Karena, dari 600 lebih yang mendaftar se-Indonesia, hanya 40 orang yang dipilih secara ketat dan saya di antaranya.

Hingga kemarin pun, saya juga terima surat dari Universitas Sahid yang menyatakan, saya diterima sebagai calon mahasiswa pascasarjananya. Untuk semua itu, Alhamdulillah.

Keluar masjid saya segera mencari tempat untuk bisa duduk membuka laptop dan terhubung ke aplikasi zoom. Karena sesuai jadwal, jam 13.30 WIB ini adalah sesi ke 6 dari Sekolah Demokrasi II yang saya ikuti.
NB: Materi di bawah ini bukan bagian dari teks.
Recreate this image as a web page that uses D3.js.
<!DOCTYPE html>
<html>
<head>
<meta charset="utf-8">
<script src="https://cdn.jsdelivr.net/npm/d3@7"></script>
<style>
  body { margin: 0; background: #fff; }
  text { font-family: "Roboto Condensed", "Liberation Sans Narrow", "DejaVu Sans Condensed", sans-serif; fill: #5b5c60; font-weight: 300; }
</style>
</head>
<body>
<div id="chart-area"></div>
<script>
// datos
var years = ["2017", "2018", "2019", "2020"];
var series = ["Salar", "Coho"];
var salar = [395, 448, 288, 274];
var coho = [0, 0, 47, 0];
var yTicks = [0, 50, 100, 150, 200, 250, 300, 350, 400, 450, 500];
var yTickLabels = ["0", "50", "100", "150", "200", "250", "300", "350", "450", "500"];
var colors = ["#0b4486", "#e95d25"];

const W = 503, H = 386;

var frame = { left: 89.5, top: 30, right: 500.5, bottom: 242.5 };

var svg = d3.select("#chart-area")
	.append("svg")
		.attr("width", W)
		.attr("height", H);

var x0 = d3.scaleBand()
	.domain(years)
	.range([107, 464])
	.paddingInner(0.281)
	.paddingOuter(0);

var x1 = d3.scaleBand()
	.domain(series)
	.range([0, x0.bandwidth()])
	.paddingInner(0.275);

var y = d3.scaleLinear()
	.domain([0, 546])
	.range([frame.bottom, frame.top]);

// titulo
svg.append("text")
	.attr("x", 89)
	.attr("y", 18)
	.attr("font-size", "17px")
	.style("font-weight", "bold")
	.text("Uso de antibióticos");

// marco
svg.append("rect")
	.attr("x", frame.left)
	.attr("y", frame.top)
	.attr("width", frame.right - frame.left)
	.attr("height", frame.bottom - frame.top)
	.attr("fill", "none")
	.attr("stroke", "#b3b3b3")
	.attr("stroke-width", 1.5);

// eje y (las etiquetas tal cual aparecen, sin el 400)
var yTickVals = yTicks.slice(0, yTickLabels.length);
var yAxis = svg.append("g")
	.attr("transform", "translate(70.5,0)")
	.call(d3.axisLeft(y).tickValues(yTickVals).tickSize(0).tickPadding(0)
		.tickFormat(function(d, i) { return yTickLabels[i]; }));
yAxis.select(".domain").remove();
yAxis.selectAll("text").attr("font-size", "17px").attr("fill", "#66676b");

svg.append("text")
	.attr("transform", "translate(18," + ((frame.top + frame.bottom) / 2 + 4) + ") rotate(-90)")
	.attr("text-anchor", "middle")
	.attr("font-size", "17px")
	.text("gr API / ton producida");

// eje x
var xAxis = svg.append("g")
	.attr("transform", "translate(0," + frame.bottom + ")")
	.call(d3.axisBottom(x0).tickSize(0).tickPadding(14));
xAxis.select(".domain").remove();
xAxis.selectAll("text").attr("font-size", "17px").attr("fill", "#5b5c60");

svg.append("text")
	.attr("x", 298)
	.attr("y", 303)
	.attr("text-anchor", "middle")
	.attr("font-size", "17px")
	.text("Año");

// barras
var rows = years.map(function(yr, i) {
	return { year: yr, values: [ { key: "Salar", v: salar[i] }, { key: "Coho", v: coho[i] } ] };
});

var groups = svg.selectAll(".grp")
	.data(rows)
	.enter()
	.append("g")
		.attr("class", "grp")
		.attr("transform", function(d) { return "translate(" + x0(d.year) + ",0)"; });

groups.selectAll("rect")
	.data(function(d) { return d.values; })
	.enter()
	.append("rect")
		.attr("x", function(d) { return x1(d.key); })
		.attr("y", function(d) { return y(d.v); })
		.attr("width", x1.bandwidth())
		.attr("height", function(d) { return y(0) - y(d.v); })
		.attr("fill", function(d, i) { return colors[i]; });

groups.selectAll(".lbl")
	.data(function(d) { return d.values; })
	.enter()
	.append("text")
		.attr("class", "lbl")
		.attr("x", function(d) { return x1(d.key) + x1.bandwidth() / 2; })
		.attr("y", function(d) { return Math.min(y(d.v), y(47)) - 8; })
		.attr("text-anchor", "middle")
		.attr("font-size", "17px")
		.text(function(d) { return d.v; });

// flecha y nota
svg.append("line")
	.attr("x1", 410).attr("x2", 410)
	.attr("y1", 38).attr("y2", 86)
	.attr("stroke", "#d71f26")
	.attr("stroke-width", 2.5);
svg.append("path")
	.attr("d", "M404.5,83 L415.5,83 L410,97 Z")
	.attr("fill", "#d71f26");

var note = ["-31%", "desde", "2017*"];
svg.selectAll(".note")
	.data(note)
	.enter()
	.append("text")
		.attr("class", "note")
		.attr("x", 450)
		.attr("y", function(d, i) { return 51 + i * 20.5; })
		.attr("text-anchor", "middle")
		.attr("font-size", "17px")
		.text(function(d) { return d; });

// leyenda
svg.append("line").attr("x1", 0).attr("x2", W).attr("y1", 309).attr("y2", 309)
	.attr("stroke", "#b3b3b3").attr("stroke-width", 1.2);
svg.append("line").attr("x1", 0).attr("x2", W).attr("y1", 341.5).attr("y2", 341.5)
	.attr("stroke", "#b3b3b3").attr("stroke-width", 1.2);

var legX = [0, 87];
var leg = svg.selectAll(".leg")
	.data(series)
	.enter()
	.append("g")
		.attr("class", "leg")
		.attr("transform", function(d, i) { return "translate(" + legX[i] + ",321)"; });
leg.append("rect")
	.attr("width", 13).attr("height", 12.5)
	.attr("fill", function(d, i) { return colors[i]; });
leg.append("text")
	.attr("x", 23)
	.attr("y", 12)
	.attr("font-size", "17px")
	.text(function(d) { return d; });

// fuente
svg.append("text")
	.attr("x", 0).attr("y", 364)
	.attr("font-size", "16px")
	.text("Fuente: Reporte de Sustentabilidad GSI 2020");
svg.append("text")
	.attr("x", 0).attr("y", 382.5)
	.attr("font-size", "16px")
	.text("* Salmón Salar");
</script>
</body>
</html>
Materi pada sesi ini adalah, Survei Politik, Dinamika Elektoral dan Demokratisasi yang akan disampaikan oleh Fajar Nursahid (Direktur Eksekutif LP3ES).

Membaca judulnya saja sudah menggelitik naluri politik saya. Materi ini sangat pas, dengan kondisi kekinian menjelang Pemilihan Kepala Daerah serentak 9 Desember mendatang.

Dalam paparan nya Fajar menyebut, Ciri demokrasi (Dahl, 1999): tersedianya informasi alternatif sebagai syarat penting demokrasi.

Produksi pengetahuan oleh lembaga di luar negara menjadi penting dan relevan. Survei dan lembaga-lembaga jajak pendapat, lazim hanya ada di negara-negara demokratis, yang memberikan jaminan kebebasan sipil dan politik yang substansial. Tidak ada di negara pseudo-demokrasi, atau bahkan otoriter.

Jadi survei politik sebagai ragam penelitian sosial yang tugas utamanya adalah, memproduksi pengetahuan, sehingga tentu harus tunduk pada kaidah ilmiah.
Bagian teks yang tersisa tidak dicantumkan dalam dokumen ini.